Today shouldn't be as long or as tough as yesterday at the 2008 Riverside International Wine Competition. Saturday, our four-person panel tasted through 137 entries, ranging from light chardonnays to weighty cherry wines. Today, we're scheduled to taste just 48; zinfandel, syrah and sherry for breakfast, anyone? And after that, we'll have the sweepstakes round, which traditionally involves about 40 wines, though it doesn't look as if we will face that many today. Our panel, for one, didn't nominate a single one of our gold-medal wines for sweepstakes consideration, and from what I've been hearing other panels also have been tight with coming up with candidates. Not sure what it means. A weak field? Stern judges? All that could change this morning, however.
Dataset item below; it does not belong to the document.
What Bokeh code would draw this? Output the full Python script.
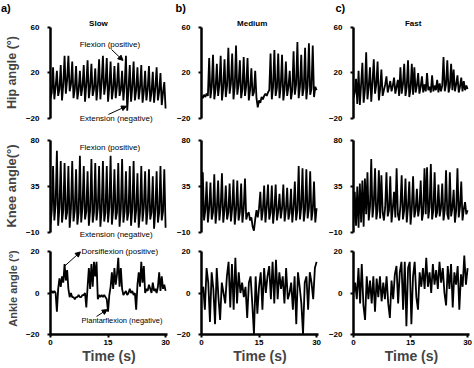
import numpy as np
from bokeh.plotting import figure
from bokeh.models import Range1d, FixedTicker, Label, Arrow, NormalHead
from bokeh.layouts import column, row
from bokeh.embed import file_html
from bokeh.resources import INLINE

# ---------------- data ----------------
speeds = ["Slow", "Medium", "Fast"]
panel_tags = ["a)", "b)", "c)"]
joint_labels = ["Hip angle (°)", "Knee angle(°)", "Ankle angle (°)"]
y_ticks = [[-20, 20, 60], [-10, 35, 80], [-20, 0, 20]]
y_limits = [(-20, 60), (-10, 80), (-20, 20)]
x_ticks = [0, 15, 30]

hip_slow = [-2,
    3, 25, -3, 8, 22, 0, 6, 27, -4, 10, 35, 2, 14, 35, 4, 10, 30, -2,
    6, 26, -3, 5, 22, 0, 8, 27, -5, 10, 31, -2, 8, 28, 0, 6, 24, -4,
    9, 32, -3, 12, 35, 1, 10, 33, -5, 8, 30, -3, 6, 26, -2, 9, 29, 0,
    5, 22, -4, 10, 35, -13, 6, 27, -5, 8, 30, -4, 5, 25, -3, 7, 27, -6,
    4, 22, -4, 6, 26, -5, 3, 21, -6, 7, 25, -4, 4, 20, -8, 3, 12, -11]
hip_medium = [0, -2, 1, -1, 2, 0,
    33, -2, 8, 36, -3, 6, 28, 0, 10, 35, -4, 7, 32, -1, 9, 42, 2, 11,
    37, -3, 8, 44, 1, 10, 31, -2, 6, 34, 0, 9, 33, -4, 5, 24, 0, 3,
    22, -2, -10, -4, -6, -1, -3, 0, 2, 0, 3, 5,
    37, -3, 8, 40, 0, 7, 37, -2, 9, 36, -4, 6, 30, 0, 8, 22, -3, 5,
    39, 1, 10, 47, -2, 8, 36, 0, 7, 42, -3, 9, 46, 1, 6, 44, -1, 8, 5]
hip_fast = [-2,
    3, 15, -7, 22, -8, 10, 29, -6, 5, 38, -3, 8, 25, -5, 12, 32, 2, 10,
    30, -4, 6, 23, 0, 5, 10, 17, 3, 8, 13, 4, 9, 16, 2, 8, 14, 0,
    25, 2, 10, 28, 0, 8, 31, -1, 6, 28, 1, 25, 3, 9, 20, 2, 8, 17,
    3, 10, 4, 20, 5, 8, 3, 18, 4, 9, 5, 14, 3, 11, 4, 9, 34, 4,
    10, 31, 3, 8, 28, 5, 23, 4, 10, 18, 3, 8, 16, 4, 13, 5, 9, 6]

knee_slow = [-2,
    12, 55, 2, 18, 70, -3, 15, 60, 0, 12, 58, 3, 10, 55, -5, 14, 60, 1,
    12, 52, -2, 10, 65, 0, 15, 55, 3, 11, 50, -3, 12, 62, 0, 10, 58, 2,
    14, 55, -4, 12, 60, 1, 10, 55, 0, 15, 65, -2, 12, 52, 3, 10, 58, -4,
    13, 62, 0, 11, 50, 2, 10, 55, -3, 14, 60, 0, 12, 48, -5, 10, 55, 1,
    15, 50, -2, 12, 52, 3, 10, 45, -6, 12, 50, 0, 10, 55, 2, 11, 52, -5]
knee_medium = [5, 49, 2,
    12, 40, 0, 14, 39, 3, 10, 47, -1, 13, 41, 2, 15, 48, 0, 12, 36, 3,
    10, 38, 1, 14, 42, -2, 12, 41, 2, 10, 38, 0, 13, 43, 3, 8, 10, 2,
    5, -4, -8, 3, 12, 5, 14, 30, 2, 12, 36, 0, 15, 37, 3, 10, 36, -1,
    13, 37, 2, 11, 28, 4, 14, 37, 1, 12, 34, 3, 10, 33, 0, 14, 40, 2,
    12, 55, 3, 15, 53, 1, 12, 52, 4, 14, 50, 2, 12, 40, 0, 14]
knee_fast = [0,
    30, -3, 35, -5, 38, 0, 41, -4, 43, 8, 49, 2, 15, 62, 5, 18, 53, 3,
    12, 51, 4, 46, 10, 2, 15, 49, 6, 12, 45, 0, 14, 30, 5, 53, 8, 2,
    16, 46, 3, 12, 43, 0, 15, 40, -2, 14, 45, 5, 12, 33, 6, 15, 41, 2,
    10, 53, 8, 54, 4, 15, 57, 3, 12, 49, 5, 10, 37, 6, 14, 38, 2, 12,
    51, 8, 3, 49, 6, 14, 32, 0, 12, 53, 5, 15, 40, 2, 13, 20, 8, 12]

ankle_slow = [0, 1, 0, 1, 0, -9, 2, 7, 3, 8, 5, 14, 6, 11, 2, -2,
    0, -2, -2, -3, -2, -2, -1, -2, -2, -1, -1, 0, -7, 3, 12, 2, 14, 3,
    15, 8, 15, -3, -1, -2, -1, -2, -1, -2, -3, -9, -1, 3, 10, 2, 12, 4,
    9, 17, 3, 12, 2, -1, 0, 1, -1, 0, 2, 0, 1, -1, 0, -8, 4, 10, 3, 15,
    5, 13, 0, 2, 1, 4, 2, 0, 5, 1, 2, 0, 3, 10, 1, 8, 2, 4, 1]
ankle_medium = [0, 3, -8, 12, 5, -14, 10, 2, -15, 12, -2, -13, 5, 0, -5,
    8, 15, -7, 14, -8, 17, -5, 10, 0, 5, -2, 3, -12, 5, 8, -5, -20, 8,
    -10, 3, 10, -8, 12, 0, 8, 13, -3, 15, -5, 16, -3, 10, 2, 8, -5, 12,
    -3, 0, 5, -8, 8, -15, 10, 3, -5, -20, 5, 8, -8, 10, 5, -3, 12, 15]
ankle_fast = [0, 5, -3, 12, -5, 14, -6, -13, 8, -3, 6, -5, 8, -9, 7, -2,
    8, -4, 5, -3, 8, -5, -12, 6, -3, 9, 13, -5, 10, 15, -8, 15, -16, 12,
    15, -15, 8, 15, -2, -8, 10, 3, 12, 2, 17, 3, 10, 0, 14, 4, 11, 2,
    15, 5, 12, 0, -6, 13, 2, 14, -7, 10, 4, 13, -8, 9, 3, 18, 4, 12]

series = [[hip_slow, hip_medium, hip_fast],
          [knee_slow, knee_medium, knee_fast],
          [ankle_slow, ankle_medium, ankle_fast]]

# ---------------- layout ----------------
FONT = "Liberation Sans"
col_left = [50, 30, 30]
col_frame = [117, 117, 116]
col_right = [4, 5, 5]
# visible frame range per row (extends beyond the axis bounds so notes fit)
row_view = [(-29.34, 70.2), (-19.46, 90.73), (-20, 24.34)]
row_frame = [114, 113, 92]
row_bottom = [0, 0, 31]
label_sizes = ["12.5px", "13px", "11px"]
STRIP_H = 15


def lab(p, x, y, text, size="8px", style="normal", align="left"):
    p.add_layout(Label(x=x, y=y, text=text, text_font=FONT, text_font_size=size,
                       text_font_style=style, text_align=align,
                       text_baseline="middle", text_color="black"))


def arr(p, x0, y0, x1, y1):
    p.add_layout(Arrow(end=NormalHead(size=5, fill_color="black", line_color="black"),
                       x_start=x0, y_start=y0, x_end=x1, y_end=y1,
                       line_color="black", line_width=1))


# top strip holding the panel tags a), b), c)
total_w = sum(col_left) + sum(col_frame) + sum(col_right)
strip = figure(frame_width=total_w, frame_height=STRIP_H, min_border=0,
               x_range=Range1d(0, total_w), y_range=Range1d(0, STRIP_H),
               x_axis_type=None, y_axis_type=None,
               output_backend="svg", toolbar_location=None)
strip.outline_line_color = None
strip.grid.visible = False
for tag, tx in zip(panel_tags, [0.5, 175, 335]):
    lab(strip, tx, 7.5, tag, "11px", "bold", "left")

rows = [strip]
for r in range(3):
    figs = []
    for c in range(3):
        vals = series[r][c]
        t = np.linspace(0, 30, len(vals))
        p = figure(frame_width=col_frame[c], frame_height=row_frame[r],
                   min_border_left=col_left[c], min_border_right=col_right[c],
                   min_border_top=0, min_border_bottom=row_bottom[r],
                   x_range=Range1d(0, 30.5), y_range=Range1d(*row_view[r]),
                   output_backend="svg", toolbar_location=None)
        p.outline_line_color = None
        p.grid.visible = False
        p.background_fill_color = "white"
        p.border_fill_color = "white"
        p.line(t, vals, line_color="black", line_width=1.8)

        for ax in (p.xaxis[0], p.yaxis[0]):
            ax.axis_line_width = 2.5
            ax.axis_line_color = "black"
            ax.major_tick_line_width = 2
            ax.major_tick_in = 0
            ax.major_tick_out = 3
            ax.minor_tick_line_color = None
            ax.major_label_text_font = FONT
            ax.major_label_text_font_style = "bold"
            ax.major_label_text_font_size = "8px"
            ax.major_label_text_color = "black"
        p.yaxis.ticker = FixedTicker(ticks=y_ticks[r])
        p.yaxis.bounds = y_limits[r]
        p.yaxis.major_label_standoff = 8
        p.xaxis.ticker = FixedTicker(ticks=x_ticks)
        p.xaxis.major_label_standoff = 2
        if r < 2:
            p.xaxis.visible = False
        else:
            p.xaxis.axis_label = "Time (s)"
            p.xaxis.axis_label_text_font = FONT
            p.xaxis.axis_label_text_font_style = "bold"
            p.xaxis.axis_label_text_font_size = "14px"
            p.xaxis.axis_label_standoff = 0
        if c == 0:
            p.yaxis.axis_label = joint_labels[r]
            p.yaxis.axis_label_text_font = FONT
            p.yaxis.axis_label_text_font_style = "bold"
            p.yaxis.axis_label_text_font_size = label_sizes[r]
            p.yaxis.axis_label_standoff = 4
        if r == 0:
            lab(p, [12.5, 13.2, 15.7][c], 62.8, speeds[c], "8px", "bold", "center")
        if c == 0:
            if r == 0:
                lab(p, 7.6, 44.9, "Flexion (positive)")
                lab(p, 7.6, -19.7, "Extension (negative)")
                arr(p, 15.9, 40.5, 18.9, 31)
                arr(p, 15.1, -16.2, 19.8, -9)
            elif r == 1:
                lab(p, 7.6, 73.2, "Flexion (positive)")
                lab(p, 7.6, -11.7, "Extension (negative)")
            else:
                lab(p, 8.1, 20, "Dorsiflexion (positive)")
                lab(p, 8.1, -13.3, "Plantarflexion (negative)", "7.5px")
                arr(p, 3.7, 13, 7.8, 19.8)
                arr(p, 12.0, -11.3, 14.8, -8)
        figs.append(p)
    rows.append(row(figs, spacing=0))

layout = column(rows, spacing=0)
open("out.html", "w").write(file_html(layout, INLINE))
My fellow panelists, incidentally, are Don Galleano, owner/winemaker of the historic Galleano Winery in Mira Loma, Riverside County; Carol Shelton, owner/winemaker of Carol Shelton Wines in Santa Rosa; and Doug Frost, a Kansas City wine and spirits consultant and writer. Galleano has an interesting shorthand comment when he comes across a wine he doesn't like: "Yuba City, I have no reason to go there."

By the way, if you find yourself hungry in downtown Riverside, consider Omakase, the only Japanese restaurant I've been in for some time that doesn't have sushi. What it does have is a boldly modern and creative take on Japanese cookery. A thick cut of seared steelhead trout, served on artichoke risotto, was spicy with arugula and tangy with lemon, while the sweet richness of roasted pork belly was intensified on one hand with a blackberry gastrique and mellowed on the other by potato gnocchi. And don't get me started on the light-hearted joy of the pineapple custard cake. Omakase is at 3720 Mission Inn Ave.